With increased geopolitical tensions around the world, such as the ongoing Russia-Ukraine war, CFOs and treasurers are looking at ways to safeguard their operations against possible blowback from sanctions and ensure that transactions can be processed in a timely manner. While the US dollar still remains the global reserve currency of the world, there is increasing chatter among CFOs and treasurers about boosting their exposure and usage of the renminbi as an alternative tool for trade settlement.
Throughout The Asset’s Best Renminbi Bank Award evaluation period, several CFOs and treasurers, particularly those at China-based companies, shared that a growing amount of their buyer clients were keen to pay in renminbi if it meant that they could receive discounts due to foreign exchange cost savings.

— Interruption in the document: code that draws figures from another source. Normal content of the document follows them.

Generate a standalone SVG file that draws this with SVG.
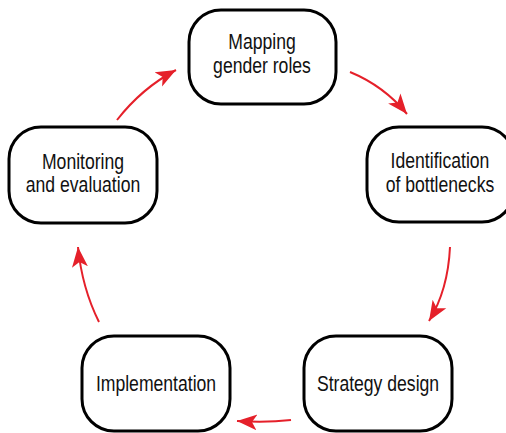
<svg xmlns="http://www.w3.org/2000/svg" width="506" height="433" viewBox="0 0 506 433">
<style>
.box{fill:#fff;stroke:#000;stroke-width:3}
.lbl{font-family:"Liberation Sans",Arial,sans-serif;font-size:22px;fill:#111;text-anchor:middle}
.arc{fill:none;stroke:#e5202a;stroke-width:2}
</style>
<defs>
<marker id="ah" markerUnits="userSpaceOnUse" markerWidth="22" markerHeight="18" refX="20" refY="8" orient="auto" viewBox="0 0 22 16">
<path d="M0,0 L20,8 L0,16 L5,8 Z" fill="#e5202a"/>
</marker>
</defs>
<rect width="506" height="433" fill="#fff"/>
<g id="connectors">
<path class="arc" marker-end="url(#ah)" d="M350,72 Q384,86 407,114"/>
<path class="arc" marker-end="url(#ah)" d="M450,247 Q448,290 429,321"/>
<path class="arc" marker-end="url(#ah)" d="M291,420 Q266,423 237,421"/>
<path class="arc" marker-end="url(#ah)" d="M99,322 Q82,288 78,247"/>
<path class="arc" marker-end="url(#ah)" d="M117,120 Q142,88 176,70"/>
</g>
<g id="mapping">
<rect class="box" x="189" y="10" width="147" height="94" rx="32"/>
<text class="lbl" transform="translate(262,49) scale(0.8,1)">Mapping</text>
<text class="lbl" transform="translate(262,73) scale(0.8,1)">gender roles</text>
</g>
<g id="identification">
<rect class="box" x="367" y="127" width="147" height="95" rx="32"/>
<text class="lbl" transform="translate(440,168) scale(0.8,1)">Identification</text>
<text class="lbl" transform="translate(440,192) scale(0.8,1)">of bottlenecks</text>
</g>
<g id="strategy">
<rect class="box" x="304" y="336" width="148" height="95" rx="32"/>
<text class="lbl" transform="translate(378,391) scale(0.8,1)">Strategy design</text>
</g>
<g id="implementation">
<rect class="box" x="82" y="336" width="148" height="95" rx="32"/>
<text class="lbl" transform="translate(156,391) scale(0.8,1)">Implementation</text>
</g>
<g id="monitoring">
<rect class="box" x="9" y="127" width="148" height="96" rx="32"/>
<text class="lbl" transform="translate(83,169) scale(0.8,1)">Monitoring</text>
<text class="lbl" transform="translate(83,192) scale(0.8,1)">and evaluation</text>
</g>
</svg>
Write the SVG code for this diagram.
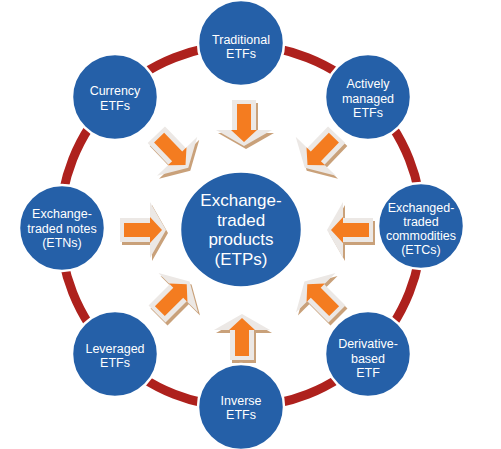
<svg xmlns="http://www.w3.org/2000/svg" xmlns:xlink="http://www.w3.org/1999/xlink" width="501" height="449" viewBox="0 0 501 449">
<style>
.node{fill:#2560A8;stroke:#ffffff;stroke-width:2.5}
.t{fill:#ffffff;font-family:"Liberation Sans",Arial,sans-serif;font-size:12.5px;text-anchor:middle}
.tc{fill:#ffffff;font-family:"Liberation Sans",Arial,sans-serif;font-size:17px;text-anchor:middle}
.ring{fill:none;stroke:#AE211D;stroke-width:9}
</style>
<defs>
<path id="arTan" d="M-24,-12 H6 V-28 L22,0 L6,28 V12 H-24 Z" fill="#C9A17A"/>
<path id="arGrey" d="M-24,-12 H6 V-28 L22,0 L6,28 V12 H-24 Z" fill="#ECE8E5"/>
<path id="arOr" d="M-20,-7 H6 V-13 L18,0 L6,13 V7 H-20 Z" fill="#F47C20"/>
</defs>
<rect width="501" height="449" fill="#ffffff"/>
<g id="connectors">
<circle class="ring" cx="241" cy="226" r="181"/>
<g transform="translate(244,124)"><use xlink:href="#arTan" transform="translate(2,3) rotate(90)"/><use xlink:href="#arGrey" transform="rotate(90)"/><use xlink:href="#arOr" transform="rotate(90)"/></g>
<g transform="translate(242,336)"><use xlink:href="#arTan" transform="translate(2,3) rotate(-90)"/><use xlink:href="#arGrey" transform="rotate(-90)"/><use xlink:href="#arOr" transform="rotate(-90)"/></g>
<g transform="translate(144,230)"><use xlink:href="#arTan" transform="translate(2,3)"/><use xlink:href="#arGrey"/><use xlink:href="#arOr"/></g>
<g transform="translate(349,230)"><use xlink:href="#arTan" transform="translate(2,3) rotate(180)"/><use xlink:href="#arGrey" transform="rotate(180)"/><use xlink:href="#arOr" transform="rotate(180)"/></g>
<g transform="translate(173,152)"><use xlink:href="#arTan" transform="translate(2,3) rotate(46)"/><use xlink:href="#arGrey" transform="rotate(46)"/><use xlink:href="#arOr" transform="rotate(46)"/></g>
<g transform="translate(320,152)"><use xlink:href="#arTan" transform="translate(2,3) rotate(134)"/><use xlink:href="#arGrey" transform="rotate(134)"/><use xlink:href="#arOr" transform="rotate(134)"/></g>
<g transform="translate(174,297)"><use xlink:href="#arTan" transform="translate(2,3) rotate(-45)"/><use xlink:href="#arGrey" transform="rotate(-45)"/><use xlink:href="#arOr" transform="rotate(-45)"/></g>
<g transform="translate(320,297)"><use xlink:href="#arTan" transform="translate(2,3) rotate(-135)"/><use xlink:href="#arGrey" transform="rotate(-135)"/><use xlink:href="#arOr" transform="rotate(-135)"/></g>
</g>
<g id="center">
<ellipse class="node" cx="241" cy="229.5" rx="61" ry="58"/>
<text class="tc" x="241" y="206">Exchange-</text>
<text class="tc" x="241" y="225.5">traded</text>
<text class="tc" x="241" y="245">products</text>
<text class="tc" x="241" y="264.5">(ETPs)</text>
</g>
<g id="traditional">
<circle class="node" cx="241" cy="43" r="43"/>
<text class="t" x="241" y="44">Traditional</text>
<text class="t" x="241" y="57.5">ETFs</text>
</g>
<g id="active">
<circle class="node" cx="368" cy="97" r="43"/>
<text class="t" x="368" y="88">Actively</text>
<text class="t" x="368" y="102.5">managed</text>
<text class="t" x="368" y="117">ETFs</text>
</g>
<g id="etc">
<circle class="node" cx="421" cy="226" r="43"/>
<text class="t" x="421" y="212">Exchanged-</text>
<text class="t" x="421" y="226">traded</text>
<text class="t" x="421" y="240">commodities</text>
<text class="t" x="421" y="254">(ETCs)</text>
</g>
<g id="derivative">
<circle class="node" cx="368" cy="354" r="43"/>
<text class="t" x="368" y="348">Derivative-</text>
<text class="t" x="368" y="362.5">based</text>
<text class="t" x="368" y="377">ETF</text>
</g>
<g id="inverse">
<circle class="node" cx="241" cy="407" r="43"/>
<text class="t" x="241" y="405">Inverse</text>
<text class="t" x="241" y="419">ETFs</text>
</g>
<g id="leveraged">
<circle class="node" cx="115" cy="354" r="43"/>
<text class="t" x="115" y="353">Leveraged</text>
<text class="t" x="115" y="367">ETFs</text>
</g>
<g id="etn">
<circle class="node" cx="62" cy="228" r="43"/>
<text class="t" x="62" y="218">Exchange-</text>
<text class="t" x="62" y="232.5">traded notes</text>
<text class="t" x="62" y="247">(ETNs)</text>
</g>
<g id="currency">
<circle class="node" cx="115" cy="97" r="43"/>
<text class="t" x="115" y="95">Currency</text>
<text class="t" x="115" y="109.5">ETFs</text>
</g>
</svg>
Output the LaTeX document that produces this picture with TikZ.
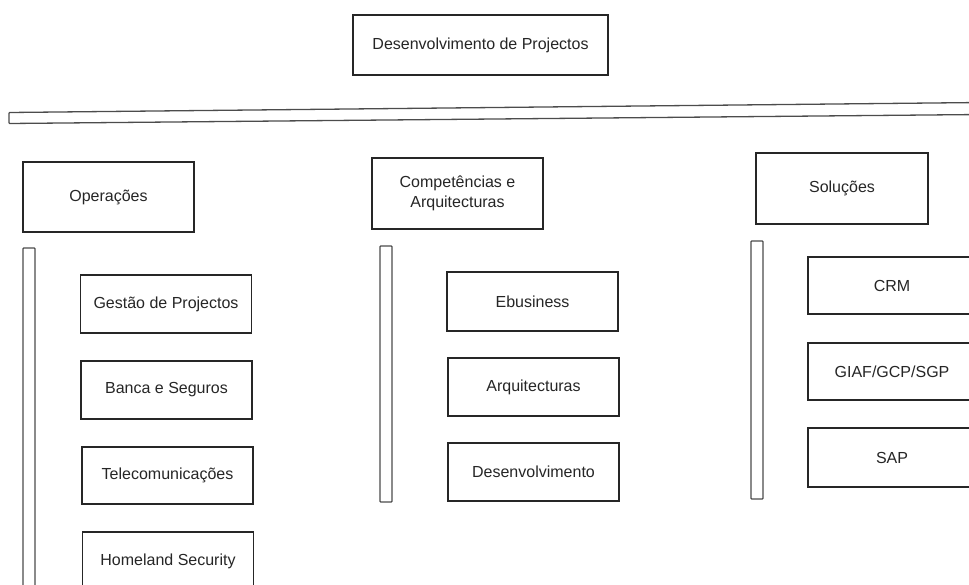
\documentclass[tikz,border=0pt]{standalone}
\usepackage{fontspec}
\setmainfont{Liberation Sans}
\begin{document}
\begin{tikzpicture}[x=1pt,y=-1pt,
  box/.style={draw=black!85, line width=1.3pt, fill=white, inner sep=0pt,
    align=center, text=black!85, font=\fontsize{16}{20}\selectfont},
  wbox/.style={box, minimum width=171pt, minimum height=58pt},
  headbox/.style={box, minimum width=171pt, minimum height=71pt},
  bar/.style={draw=black!70, line width=1.3pt, fill=white, rounded corners=0.8pt}]
\useasboundingbox (0,0) rectangle (969,584);

% title
\node[box, line width=2pt, minimum width=255pt, minimum height=60pt] (top) at (480.5,45)
  {Desenvolvimento de Projectos};

% horizontal band under the title
\draw[bar] (9,112.5) -- (980,102.5) -- (980,114.5) -- (9,123.5) -- cycle;

% column heads
\node[headbox, minimum height=70pt] (ops) at (108.5,197) {Operações};
\node[headbox] (comp) at (457.5,193.5) {Competências e\\Arquitecturas};
\node[headbox, minimum width=172pt] (sol) at (842,188.5) {Soluções};

% vertical bands
\draw[bar] (23,248) rectangle (35,600);
\draw[bar] (380,246) rectangle (392,502);
\draw[bar] (751,241) rectangle (763,499);

% Operações
\node[wbox] (gp) at (166,304) {Gestão de Projectos};
\node[wbox] (bs) at (166.5,390) {Banca e Seguros};
\node[wbox, minimum height=57pt] (tc) at (167.5,475.5) {Telecomunicações};
\node[wbox] (hs) at (168,561) {Homeland Security};

% Competências e Arquitecturas
\node[wbox, minimum height=59pt] (eb) at (532.5,301.5) {Ebusiness};
\node[wbox] (aq) at (533.5,387) {Arquitecturas};
\node[wbox] (dv) at (533.5,472) {Desenvolvimento};

% Soluções
\node[wbox, minimum width=168pt, minimum height=57pt] (crm) at (892,285.5) {CRM};
\node[wbox, minimum width=168pt, minimum height=57pt] (giaf) at (892,371.5) {GIAF/GCP/SGP};
\node[wbox, minimum width=168pt, minimum height=59pt] (sap) at (892,457.5) {SAP};
\end{tikzpicture}
\end{document}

For several years already, the renminbi has been predicted by some to become a currency whose use might one day overtake, or be used on par, with the US dollar. In addition, to already being widely accepted as a trade settlement and investment currency, a number of central banks are also looking at the renminbi as an important reserve currency.
Currently, China appears focused on improving renminbi usage within the country, promoting pilot schemes in major Chinese cities for its central bank digital currency, the e-CNY. The hope, going forward, is that the use of the e-CNY domestically can initially prevent illegal transactions and increase visibility and control for CFOs and treasurers. A key consideration going forward will be how the e-CNY can be used for cross-border transactions when, for example, mainland Chinese tourists start travelling globally again in the post-pandemic world.
Another sign of the renminbi’s coming of age journey is the willingness of commodity stakeholders to accept the currency for payment. In March, there were reports that Saudi Arabia was in active talks with China to accept renminbi as a form of payment for oil sales, potentially paving the way for further renminbi-denominated transactions.
Banks are an important component in supporting renminbi usage as they often need to craft solutions that help with offshore renminbi financing and onshore access to the Chinese capital markets. Over the evaluation period, The Asset spoke to a number of banks learning and understanding the various ways they were able to help stakeholders access the renminbi.
Examples of solutions presented include renminbi outward direct investment from China to a Southeast Asian country and custodian services for a Japanese investor aiming to use the Bond Connect channel.
While the infrastructure of the renminbi is gradually falling into place, the currency, nonetheless, has some way to go before it can even come close to dislodging the US dollar. According to Swift’s May 2022 RMB Tracker, the renminbi was the fifth most used payment currency in the world with a share of 2.14%, while the US dollar retains the top spot with a 41.81% share.